Cray unveils supercomputer, capable of scaling to 100 petaflops

ray Inc. has launched the Cray XC30 supercomputer, previously code-named “Cascade,” designed to scale high performance computing (HPC) workloads of more than 100 petaflops, with more than one million cores.
 
Cray did not specify whether the 100 petaflops was Rpeak or Rmax, or when a 100 petaflops installation might be planned.
 
China’s Guangzhou Supercomputing Center also recently announced the development of a supercomputer capable of 100 petaflops peak performance: the Tianhe-2 supercomputer, due to launch in 2015.
 
Developed in conjunction with the U.S. Defense Advanced Research Projects Agency, the Cray XC30 combines the new Aries interconnect, Intel Xeon processors, Cray’s fully-integrated software environment, and innovative power and cooling technologies. Several leading HPC centers have signed contracts to purchase Cray XC30 supercomputers, including:
 
The Swiss National Supercomputing Centre (CSCS) in Lugano, Switzerland
The Pawsey Centre in Perth, Australia, owned by CSIRO and operated by iVEC
The Finnish IT Center for Science Ltd. (CSC)
The Department of Energy’s National Energy Research Scientific Computing Center (NERSC) in Berkeley, Calif.
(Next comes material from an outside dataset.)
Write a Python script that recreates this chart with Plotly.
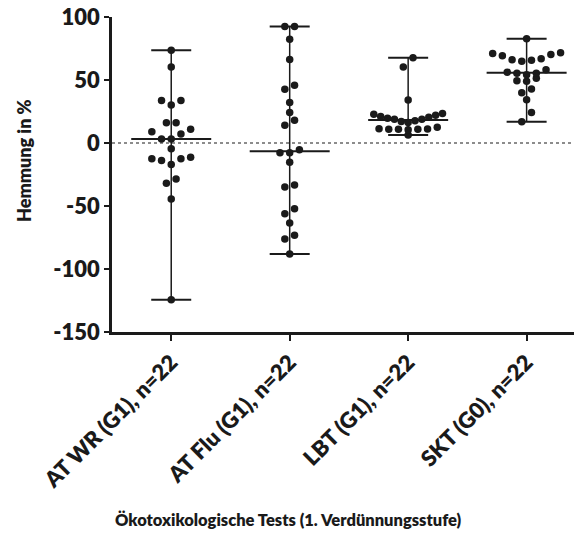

The Academic Center for Computing and Media Studies (ACCMS) at Kyoto University in Kyoto, Japan
The University of Stuttgart’s High Performance Computing Center Stuttgart (HLRS) in Germany
The Cray XC30 will utilize the Intel Xeon processors E5-2600 product family. Future versions of the Cray XC family of supercomputers will be available with the new Intel Xeon Phi coprocessors and NVIDIA Tesla GPUs based on the next-generation NVIDIA Kepler GPU computing architecture.
 
Early shipments of the Cray XC30 are starting now, and systems are expected to be widely available in first quarter of 2013.